Bloomberg riporta un’informazione scorretta quando afferma che tali vulnerabilità avrebbero potuto “aver dato a Huawei l’accesso non autorizzato alla rete fissa della compagnia in Italia”. Inoltre, non abbiamo prove di accessi non autorizzati. Non si è trattato di altro che della mancata rimozione di una funzione diagnostica dopo lo sviluppo.

I problemi sono stati identificati da test di sicurezza indipendenti, avviati da Vodafone nell’ambito delle misure di sicurezza di routine e risolti a suo tempo da Huawei”.

In altri termini, secondo Vodafone sarebbe scorretto affermare che sia avvenuta una violazione del protocollo di sicurezza, in quanto non sarebbe stato intercettato nessun tentativo di accesso non autorizzato: il problema, esclusivamente relativo al sistema diagnostico, è stato risolto da Huawei dopo le dovute segnalazioni.

Si tratterebbe di complicazioni molto comuni nell’industria, perché i fornitori sarebbero soliti sfruttare il protocollo Telnet per ottimizzare la gestione dei propri hardware.

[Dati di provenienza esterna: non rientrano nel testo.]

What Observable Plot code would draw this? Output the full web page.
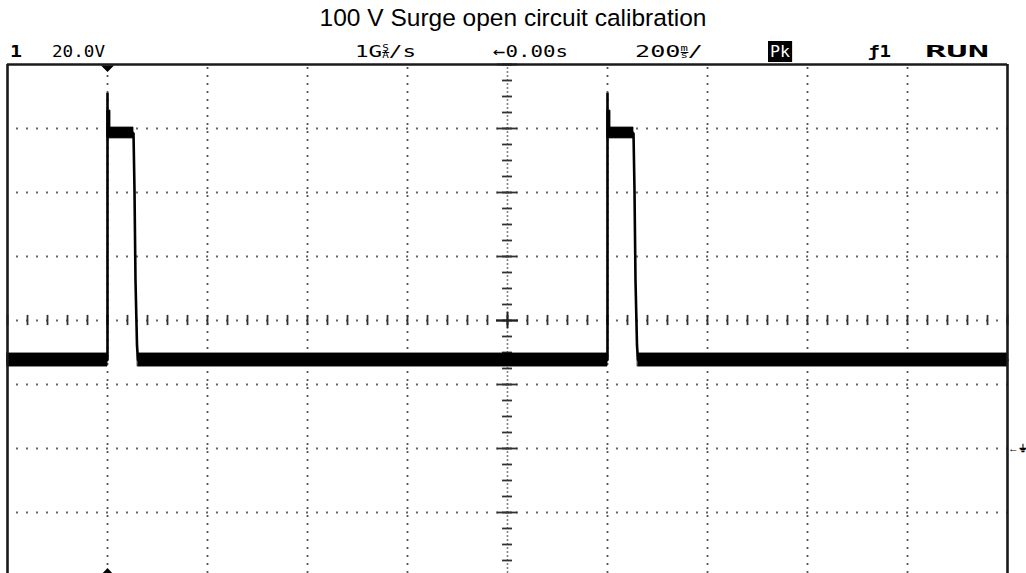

Bloomberg, però, afferma di aver visionato i report di sicurezza (strettamente confidenziali) di Vodafone per il  biennio 2009-2011, per mezzo di alcuni contatti che hanno ovviamente preferito rimanere anonimi. E secondo quanto riportato, nonostante Huawei si sia preoccupato di rimuovere subito le backdoors dalle Vodafone Stations dell’epoca, alcuni test successivi avrebbero rilevato la presenza di qualche traccia sopravvissuta all’operazione.

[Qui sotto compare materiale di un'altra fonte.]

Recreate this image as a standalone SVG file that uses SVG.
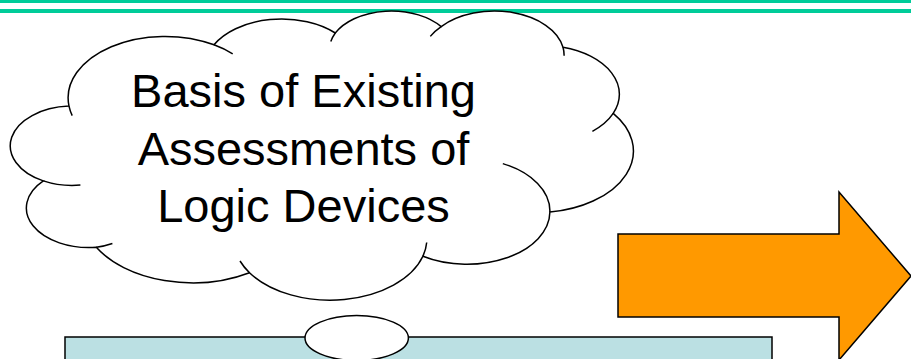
<svg xmlns="http://www.w3.org/2000/svg" width="911" height="359" viewBox="0 0 911 359">
  <style>
    .rule { fill: #00CC99; }
    .outline { stroke: #000000; stroke-width: 1.5; stroke-linejoin: miter; }
    .cloud-body { fill: #FFFFFF; }
    .cloud-tail { fill: none; stroke: #000000; stroke-width: 1.5; }
    .label { font-family: "Liberation Sans", Arial, sans-serif; font-size: 47px; fill: #000000; text-anchor: middle; }
  </style>

  <rect width="911" height="359" fill="#FFFFFF"/>

  <!-- double rule across the top -->
  <g id="header-rules">
    <rect class="rule" x="0" y="0" width="911" height="3"/>
    <rect class="rule" x="0" y="9" width="911" height="4"/>
  </g>

  <!-- light blue panel along the bottom -->
  <g id="panel">
    <rect class="outline" x="65" y="337" width="707" height="40" fill="#BBE0E3"/>
  </g>

  <!-- thought cloud with its text -->
  <g id="cloud">
    <path class="outline cloud-body" d="M69.0,106.1 A96.92,61.48 0 0 1 214.0,44.8 A76.54,48.62 0 0 1 335.3,33.0 A62.65,39.77 0 0 1 441.2,26.6 A69.71,44.12 0 0 1 563.0,47.3 A76.54,48.66 0 0 1 613.2,113.4 A97.24,61.68 0 0 1 549.9,212.1 A83.03,52.63 0 0 1 422.9,256.3 A96.90,61.65 0 0 1 249.5,272.7 A110.80,70.53 0 0 1 96.3,247.3 A62.57,39.59 0 0 1 43.3,180.9 A62.36,39.77 0 0 1 69.0,106.1 Z"/>
    <path class="cloud-tail" d="M72.2,115.6 A96.92,61.48 0 0 1 69.0,106.1
      M214.0,44.8 A96.92,61.48 0 0 1 232.7,53.8
      M330.8,41.6 A62.65,39.77 0 0 1 335.3,33.0
      M430.3,36.4 A69.71,44.12 0 0 1 441.2,26.6
      M563.0,47.3 A69.71,44.12 0 0 1 564.1,55.8
      M613.2,113.4 A76.54,48.66 0 0 1 592.4,131.3
      M502.8,163.6 A83.03,52.63 0 0 1 549.9,212.1
      M426.7,242.5 A96.90,61.65 0 0 1 422.9,256.3
      M249.5,272.7 A96.90,61.65 0 0 1 240.0,261.0
      M112.4,243.5 A62.57,39.59 0 0 1 96.3,247.3
      M80.4,185.1 A62.36,39.77 0 0 1 43.3,180.9"/>
    <text class="label" x="303.5" y="107">Basis of Existing</text>
    <text class="label" x="303.5" y="164.5">Assessments of</text>
    <text class="label" x="303.5" y="222">Logic Devices</text>
  </g>

  <!-- small bubble of the cloud, sitting on the panel edge -->
  <g id="cloud-bubble">
    <ellipse class="outline cloud-body" cx="356.7" cy="338" rx="51.7" ry="22.5"/>
  </g>

  <!-- orange block arrow pointing right -->
  <g id="arrow">
    <polygon class="outline" fill="#FF9900" points="618,234 839,234 839,192 911,276 839,360 839,317 618,317"/>
  </g>

  <g id="connectors"/>
</svg>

Inoltre, l’agenzia di stampa sostiene che le vulnerabilità fossero presenti anche in Regno unito, Germania, Spagna e Portogallo, dopo il 2012.

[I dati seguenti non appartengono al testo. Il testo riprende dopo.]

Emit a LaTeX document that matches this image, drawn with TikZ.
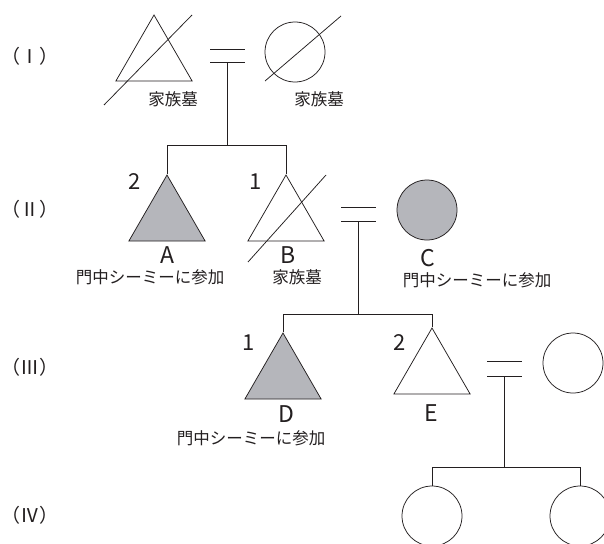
\documentclass[tikz,border=0pt]{standalone}
\usepackage{fontspec}
\newfontfamily\jpfont{Noto Sans CJK JP}
\usetikzlibrary{shapes.geometric,calc}
\definecolor{kingray}{RGB}{181,182,187}
\definecolor{inkline}{RGB}{35,31,32}
\tikzset{
  line/.style={draw=inkline,line width=0.75pt},
  male/.style={regular polygon,regular polygon sides=3,minimum size=88pt,inner sep=0pt,line},
  female/.style={circle,minimum size=60pt,inner sep=0pt,line},
  member/.style={fill=kingray},
  slash/.style={line},
  bond/.style={line},
  kin/.style={line},
  tag/.style={inner sep=0pt,text=inkline,font=\jpfont\fontsize{16.5}{16.5}\selectfont},
  letter/.style={inner sep=0pt,text=inkline,font=\jpfont\fontsize{23}{23}\selectfont},
  order/.style={inner sep=0pt,text=inkline,font=\jpfont\fontsize{22}{22}\selectfont},
  gen/.style={inner sep=0pt,text=inkline,font=\jpfont\fontsize{19}{19}\selectfont}
}
\begin{document}
\begin{tikzpicture}[x=1pt,y=-1pt]
  \useasboundingbox[fill=white] (0,0) rectangle (604,543);

  % generation labels
  \node[gen] (g1) at (30,56) {（Ⅰ）};
  \node[gen] (g2) at (30,209) {（Ⅱ）};
  \node[gen] (g3) at (30,367) {（Ⅲ）};
  \node[gen] (g4) at (30,515) {（Ⅳ）};

  % (I)
  \node[male] (f1) at (154,59) {};
  \node[female] (w1) at (295,52) {};
  \draw[slash] ($(f1)+(-50,46)$) -- ($(f1)+(38,-44)$);
  \draw[slash] ($(w1)+(-30,29)$) -- ($(w1)+(46,-36)$);
  \node[tag] (f1t) at (173,99) {家族墓};
  \node[tag] (w1t) at (319,99) {家族墓};
  \coordinate (m1) at (227.5,62);
  \draw[bond] ($(m1)+(-17.5,-13)$) -- ++(35,0);
  \draw[bond] ($(m1)+(-17.5,0)$) -- ++(35,0);

  % (II)
  \node[male,member] (A) at (167,219) {};
  \node[male] (B) at (286,219) {};
  \node[female,member] (C) at (427,210) {};
  \draw[slash] ($(B)+(-38,43)$) -- ($(B)+(40,-44)$);
  \node[order] (nA) at (135,182) {2};
  \node[order] (nB) at (256,182) {1};
  \node[letter] (lA) at (167,255) {A};
  \node[letter] (lB) at (288,255) {B};
  \node[letter] (lC) at (428,258) {C};
  \node[tag] (tA) at (150,277) {門中シーミーに参加};
  \node[tag] (tB) at (297,277) {家族墓};
  \node[tag] (tC) at (477,280) {門中シーミーに参加};
  \coordinate (s1) at (0,145);
  \draw[kin] (m1) -- (m1 |- s1);
  \draw[kin] (A.corner 1) -- (A.corner 1 |- s1) -- (B.corner 1 |- s1) -- (B.corner 1);
  \coordinate (m2) at (358.5,221);
  \draw[bond] ($(m2)+(-17.5,-14)$) -- ++(35,0);
  \draw[bond] ($(m2)+(-17.5,0)$) -- ++(35,0);

  % (III)
  \node[male,member] (D) at (283,377) {};
  \node[male] (E) at (432,372) {};
  \node[female] (w3) at (573,363) {};
  \node[order] (nD) at (249,343) {1};
  \node[order] (nE) at (400,343) {2};
  \node[letter] (lD) at (286,414) {D};
  \node[letter] (lE) at (431,413) {E};
  \node[tag] (tD) at (251,438) {門中シーミーに参加};
  \coordinate (s2) at (0,314);
  \draw[kin] (m2) -- (m2 |- s2);
  \draw[kin] (D.corner 1) -- (D.corner 1 |- s2) -- (E.corner 1 |- s2) -- (E.corner 1);
  \coordinate (m3) at (504.5,376);
  \draw[bond] ($(m3)+(-17.5,-15)$) -- ++(35,0);
  \draw[bond] ($(m3)+(-17.5,0)$) -- ++(35,0);

  % (IV)
  \node[female] (c1) at (432,516) {};
  \node[female] (c2) at (580,516) {};
  \coordinate (s3) at (0,467);
  \draw[kin] (m3) -- (m3 |- s3);
  \draw[kin] (c1.north) -- (c1.north |- s3) -- (c2.north |- s3) -- (c2.north);
\end{tikzpicture}
\end{document}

Si sottolinea ancora una volta che le informazioni riportate sono emerse dall’analisi di documenti interni e riservati. La dichiarazione ufficiale di Vodafone tenta di chiarire la situazione e ridimensionare la portata di una notizia che ha velocemente fatto il giro del mondo, risvegliando anche in Europa i timori sull’affidabilità dei partner cinesi per lo sviluppo del 5G. Da Huawei, invece, non è ancora giunta alcuna nota ufficiale, ad eccezione di un breve statement (riportato da Bloomberg stessa) in cui l’azienda respinge le accuse relative alla presenza di backdoor e vulnerabilità intrinseche nelle attrezzature vendute.

Vodafone sembra dunque continuare a sostenere un fornitore che, anche secondo gli altri principali attori europei, risulterà essenziale per lo sviluppo della tecnologia 5G in Italia. Come sosteneva Nick Read, CEO del Gruppo, al Mobile World Congress 2019, le accuse rivolte al colosso cinese si fermano infatti al dibattito politico, senza mai trovare delle prove a loro supporto.

Già all’epoca dei fatti narrati da Bloomberg, Huawei aveva investito 600 milioni di dollari sul 5G, a cui hanno fatto seguito 1,4 miliardi di dollari nel 2018; nel corso degli anni, l’azienda ha trovato oltre cinquanta partner commerciali e a Marzo è stata annunciata l’apertura di un centro di sicurezza a Bruxelles per collaborare con i Governi europei con lo scopo di fissare nuovi standard di sicurezza per le future tecnologie.